INFORMATION SHOWN =
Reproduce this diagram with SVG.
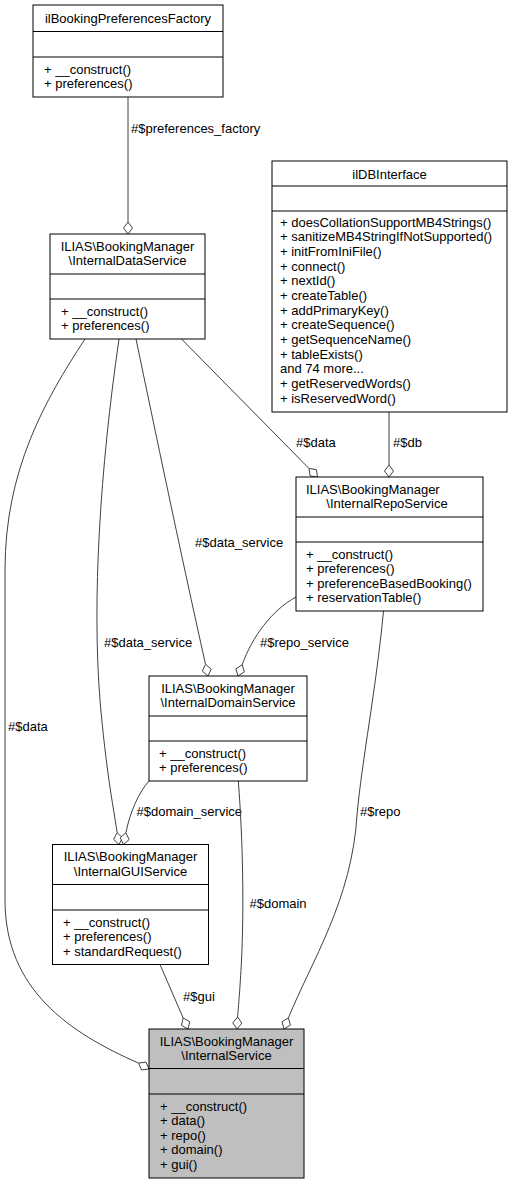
<svg xmlns="http://www.w3.org/2000/svg" width="513" height="1184" viewBox="0 0 513 1184">
<style>
text{font-family:"Liberation Sans",Arial,sans-serif;font-size:13px;fill:#000}
.c{text-anchor:middle}
.box{fill:#fff;stroke:#000;stroke-width:1}
.cur{fill:#bfbfbf}
.sep{stroke:#000;stroke-width:1}
.e{fill:none;stroke:#404040;stroke-width:1}
.d{fill:#fff;stroke:#404040;stroke-width:1}
</style>
<rect width="513" height="1184" fill="#fff"/>
<g id="edges">
<path class="e" d="M128,97 L128,222"/><polygon class="d" points="128,234 132.5,228 128,222 123.5,228"/>
<text x="131" y="133">#$preferences_factory</text>
<path class="e" d="M389,412 L389,465"/><polygon class="d" points="389,477 393.5,471 389,465 384.5,471"/>
<text x="393" y="447">#$db</text>
<path class="e" d="M181.5,339 L309,468.5"/><polygon class="d" points="317.5,477 310.1,475.9 309,468.5 316.4,469.6"/>
<text x="296" y="447">#$data</text>
<path class="e" d="M136,339 C155,430 180,550 205.5,664.3"/><polygon class="d" points="208,676 202.35,671.08 205.5,664.3 211.15,669.22"/>
<text x="195" y="547">#$data_service</text>
<path class="e" d="M119,339 C100,470 92,600 100,700 C106,770 113,805 117.15,832.64"/><polygon class="d" points="119,844.5 113.63,839.26 117.15,832.64 122.53,837.88"/>
<text x="104" y="647">#$data_service</text>
<path class="e" d="M85,339 C45,400 5,470 5,570 L5,900 C5,990 70,1033 138.56,1063.1"/><polygon class="d" points="149,1069 141.58,1069.98 138.56,1063.1 145.98,1062.14"/>
<text x="8" y="731">#$data</text>
<path class="e" d="M296,597 C272,610 252,637 242.2,664.76"/><polygon class="d" points="238,676 235.9,668.8 242.2,664.76 244.3,671.96"/>
<text x="260" y="647">#$repo_service</text>
<path class="e" d="M383.5,611 C376,690 362,760 357,815 C352,900 311,962 288.44,1017.85"/><polygon class="d" points="284,1029 282.04,1021.7 288.44,1017.85 290.4,1025.1"/>
<text x="360" y="816">#$repo</text>
<path class="e" d="M149,781 C139,792 130,812 125.9,832.74"/><polygon class="d" points="123.5,844.5 120.29,837.72 125.9,832.74 129.11,839.52"/>
<text x="136.5" y="816">#$domain_service</text>
<path class="e" d="M238.3,781 C243,840 244,910 241.5,960 C240,990 238.5,1005 237.6,1017"/><polygon class="d" points="237,1029 232.8,1022.8 237.6,1017 241.8,1023.2"/>
<text x="249.5" y="908">#$domain</text>
<path class="e" d="M160,964.5 L183.2,1018"/><polygon class="d" points="188,1029 181.47,1025.3 183.2,1018 189.73,1021.7"/>
<text x="183" y="1000.5">#$gui</text>
</g>
<g id="ilBookingPreferencesFactory">
<rect class="box" x="33" y="5" width="190" height="92"/>
<line class="sep" x1="33" y1="31.5" x2="223" y2="31.5"/><line class="sep" x1="33" y1="57" x2="223" y2="57"/>
<text class="c" x="128" y="23">ilBookingPreferencesFactory</text>
<text x="44" y="73.5">+ __construct()</text>
<text x="44" y="88">+ preferences()</text>
</g>
<g id="InternalDataService">
<rect class="box" x="50" y="234" width="155" height="105"/>
<line class="sep" x1="50" y1="274" x2="205" y2="274"/><line class="sep" x1="50" y1="299" x2="205" y2="299"/>
<text class="c" x="127.5" y="250.5">ILIAS\BookingManager</text>
<text class="c" x="127.5" y="265">\InternalDataService</text>
<text x="61" y="315.5">+ __construct()</text>
<text x="61" y="330">+ preferences()</text>
</g>
<g id="ilDBInterface">
<rect class="box" x="272" y="161" width="235" height="251"/>
<line class="sep" x1="272" y1="186" x2="507" y2="186"/><line class="sep" x1="272" y1="211" x2="507" y2="211"/>
<text class="c" x="389.5" y="178.5">ilDBInterface</text>
<text x="280" y="226.5">+ doesCollationSupportMB4Strings()</text>
<text x="280" y="241.2">+ sanitizeMB4StringIfNotSupported()</text>
<text x="280" y="255.8">+ initFromIniFile()</text>
<text x="280" y="270.5">+ connect()</text>
<text x="280" y="285.2">+ nextId()</text>
<text x="280" y="299.8">+ createTable()</text>
<text x="280" y="314.5">+ addPrimaryKey()</text>
<text x="280" y="329.2">+ createSequence()</text>
<text x="280" y="343.9">+ getSequenceName()</text>
<text x="280" y="358.5">+ tableExists()</text>
<text x="280" y="373.2">and 74 more...</text>
<text x="280" y="387.9">+ getReservedWords()</text>
<text x="280" y="402.5">+ isReservedWord()</text>
</g>
<g id="InternalRepoService">
<rect class="box" x="296" y="477" width="187" height="134"/>
<line class="sep" x1="296" y1="517" x2="483" y2="517"/><line class="sep" x1="296" y1="542" x2="483" y2="542"/>
<text x="306" y="493.5">ILIAS\BookingManager</text>
<text class="c" x="387" y="508">\InternalRepoService</text>
<text x="306" y="558.5">+ __construct()</text>
<text x="306" y="573">+ preferences()</text>
<text x="306" y="587.5">+ preferenceBasedBooking()</text>
<text x="306" y="602">+ reservationTable()</text>
</g>
<g id="InternalDomainService">
<rect class="box" x="149" y="676" width="158" height="105"/>
<line class="sep" x1="149" y1="716" x2="307" y2="716"/><line class="sep" x1="149" y1="741" x2="307" y2="741"/>
<text class="c" x="228" y="692.5">ILIAS\BookingManager</text>
<text class="c" x="228" y="707">\InternalDomainService</text>
<text x="159" y="757.5">+ __construct()</text>
<text x="159" y="772">+ preferences()</text>
</g>
<g id="InternalGUIService">
<rect class="box" x="52.5" y="844.5" width="156" height="120"/>
<line class="sep" x1="52.5" y1="884.5" x2="208.5" y2="884.5"/><line class="sep" x1="52.5" y1="910" x2="208.5" y2="910"/>
<text class="c" x="130.5" y="861">ILIAS\BookingManager</text>
<text class="c" x="130.5" y="875.5">\InternalGUIService</text>
<text x="63" y="926.5">+ __construct()</text>
<text x="63" y="941">+ preferences()</text>
<text x="63" y="955.5">+ standardRequest()</text>
</g>
<g id="InternalService">
<rect class="box cur" x="149" y="1029" width="155" height="149"/>
<line class="sep" x1="149" y1="1068.5" x2="304" y2="1068.5"/><line class="sep" x1="149" y1="1094" x2="304" y2="1094"/>
<text class="c" x="226.5" y="1045.5">ILIAS\BookingManager</text>
<text class="c" x="226.5" y="1060">\InternalService</text>
<text x="160" y="1110.5">+ __construct()</text>
<text x="160" y="1125">+ data()</text>
<text x="160" y="1139.5">+ repo()</text>
<text x="160" y="1154">+ domain()</text>
<text x="160" y="1168.5">+ gui()</text>
</g>
</svg>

REQUIREMENTS = Quote the listing above in full, except for the pictures.

TASK ANSWER =
Reproduce this diagram with SVG.
<svg xmlns="http://www.w3.org/2000/svg" width="513" height="1184" viewBox="0 0 513 1184">
<style>
text{font-family:"Liberation Sans",Arial,sans-serif;font-size:13px;fill:#000}
.c{text-anchor:middle}
.box{fill:#fff;stroke:#000;stroke-width:1}
.cur{fill:#bfbfbf}
.sep{stroke:#000;stroke-width:1}
.e{fill:none;stroke:#404040;stroke-width:1}
.d{fill:#fff;stroke:#404040;stroke-width:1}
</style>
<rect width="513" height="1184" fill="#fff"/>
<g id="edges">
<path class="e" d="M128,97 L128,222"/><polygon class="d" points="128,234 132.5,228 128,222 123.5,228"/>
<text x="131" y="133">#$preferences_factory</text>
<path class="e" d="M389,412 L389,465"/><polygon class="d" points="389,477 393.5,471 389,465 384.5,471"/>
<text x="393" y="447">#$db</text>
<path class="e" d="M181.5,339 L309,468.5"/><polygon class="d" points="317.5,477 310.1,475.9 309,468.5 316.4,469.6"/>
<text x="296" y="447">#$data</text>
<path class="e" d="M136,339 C155,430 180,550 205.5,664.3"/><polygon class="d" points="208,676 202.35,671.08 205.5,664.3 211.15,669.22"/>
<text x="195" y="547">#$data_service</text>
<path class="e" d="M119,339 C100,470 92,600 100,700 C106,770 113,805 117.15,832.64"/><polygon class="d" points="119,844.5 113.63,839.26 117.15,832.64 122.53,837.88"/>
<text x="104" y="647">#$data_service</text>
<path class="e" d="M85,339 C45,400 5,470 5,570 L5,900 C5,990 70,1033 138.56,1063.1"/><polygon class="d" points="149,1069 141.58,1069.98 138.56,1063.1 145.98,1062.14"/>
<text x="8" y="731">#$data</text>
<path class="e" d="M296,597 C272,610 252,637 242.2,664.76"/><polygon class="d" points="238,676 235.9,668.8 242.2,664.76 244.3,671.96"/>
<text x="260" y="647">#$repo_service</text>
<path class="e" d="M383.5,611 C376,690 362,760 357,815 C352,900 311,962 288.44,1017.85"/><polygon class="d" points="284,1029 282.04,1021.7 288.44,1017.85 290.4,1025.1"/>
<text x="360" y="816">#$repo</text>
<path class="e" d="M149,781 C139,792 130,812 125.9,832.74"/><polygon class="d" points="123.5,844.5 120.29,837.72 125.9,832.74 129.11,839.52"/>
<text x="136.5" y="816">#$domain_service</text>
<path class="e" d="M238.3,781 C243,840 244,910 241.5,960 C240,990 238.5,1005 237.6,1017"/><polygon class="d" points="237,1029 232.8,1022.8 237.6,1017 241.8,1023.2"/>
<text x="249.5" y="908">#$domain</text>
<path class="e" d="M160,964.5 L183.2,1018"/><polygon class="d" points="188,1029 181.47,1025.3 183.2,1018 189.73,1021.7"/>
<text x="183" y="1000.5">#$gui</text>
</g>
<g id="ilBookingPreferencesFactory">
<rect class="box" x="33" y="5" width="190" height="92"/>
<line class="sep" x1="33" y1="31.5" x2="223" y2="31.5"/><line class="sep" x1="33" y1="57" x2="223" y2="57"/>
<text class="c" x="128" y="23">ilBookingPreferencesFactory</text>
<text x="44" y="73.5">+ __construct()</text>
<text x="44" y="88">+ preferences()</text>
</g>
<g id="InternalDataService">
<rect class="box" x="50" y="234" width="155" height="105"/>
<line class="sep" x1="50" y1="274" x2="205" y2="274"/><line class="sep" x1="50" y1="299" x2="205" y2="299"/>
<text class="c" x="127.5" y="250.5">ILIAS\BookingManager</text>
<text class="c" x="127.5" y="265">\InternalDataService</text>
<text x="61" y="315.5">+ __construct()</text>
<text x="61" y="330">+ preferences()</text>
</g>
<g id="ilDBInterface">
<rect class="box" x="272" y="161" width="235" height="251"/>
<line class="sep" x1="272" y1="186" x2="507" y2="186"/><line class="sep" x1="272" y1="211" x2="507" y2="211"/>
<text class="c" x="389.5" y="178.5">ilDBInterface</text>
<text x="280" y="226.5">+ doesCollationSupportMB4Strings()</text>
<text x="280" y="241.2">+ sanitizeMB4StringIfNotSupported()</text>
<text x="280" y="255.8">+ initFromIniFile()</text>
<text x="280" y="270.5">+ connect()</text>
<text x="280" y="285.2">+ nextId()</text>
<text x="280" y="299.8">+ createTable()</text>
<text x="280" y="314.5">+ addPrimaryKey()</text>
<text x="280" y="329.2">+ createSequence()</text>
<text x="280" y="343.9">+ getSequenceName()</text>
<text x="280" y="358.5">+ tableExists()</text>
<text x="280" y="373.2">and 74 more...</text>
<text x="280" y="387.9">+ getReservedWords()</text>
<text x="280" y="402.5">+ isReservedWord()</text>
</g>
<g id="InternalRepoService">
<rect class="box" x="296" y="477" width="187" height="134"/>
<line class="sep" x1="296" y1="517" x2="483" y2="517"/><line class="sep" x1="296" y1="542" x2="483" y2="542"/>
<text x="306" y="493.5">ILIAS\BookingManager</text>
<text class="c" x="387" y="508">\InternalRepoService</text>
<text x="306" y="558.5">+ __construct()</text>
<text x="306" y="573">+ preferences()</text>
<text x="306" y="587.5">+ preferenceBasedBooking()</text>
<text x="306" y="602">+ reservationTable()</text>
</g>
<g id="InternalDomainService">
<rect class="box" x="149" y="676" width="158" height="105"/>
<line class="sep" x1="149" y1="716" x2="307" y2="716"/><line class="sep" x1="149" y1="741" x2="307" y2="741"/>
<text class="c" x="228" y="692.5">ILIAS\BookingManager</text>
<text class="c" x="228" y="707">\InternalDomainService</text>
<text x="159" y="757.5">+ __construct()</text>
<text x="159" y="772">+ preferences()</text>
</g>
<g id="InternalGUIService">
<rect class="box" x="52.5" y="844.5" width="156" height="120"/>
<line class="sep" x1="52.5" y1="884.5" x2="208.5" y2="884.5"/><line class="sep" x1="52.5" y1="910" x2="208.5" y2="910"/>
<text class="c" x="130.5" y="861">ILIAS\BookingManager</text>
<text class="c" x="130.5" y="875.5">\InternalGUIService</text>
<text x="63" y="926.5">+ __construct()</text>
<text x="63" y="941">+ preferences()</text>
<text x="63" y="955.5">+ standardRequest()</text>
</g>
<g id="InternalService">
<rect class="box cur" x="149" y="1029" width="155" height="149"/>
<line class="sep" x1="149" y1="1068.5" x2="304" y2="1068.5"/><line class="sep" x1="149" y1="1094" x2="304" y2="1094"/>
<text class="c" x="226.5" y="1045.5">ILIAS\BookingManager</text>
<text class="c" x="226.5" y="1060">\InternalService</text>
<text x="160" y="1110.5">+ __construct()</text>
<text x="160" y="1125">+ data()</text>
<text x="160" y="1139.5">+ repo()</text>
<text x="160" y="1154">+ domain()</text>
<text x="160" y="1168.5">+ gui()</text>
</g>
</svg>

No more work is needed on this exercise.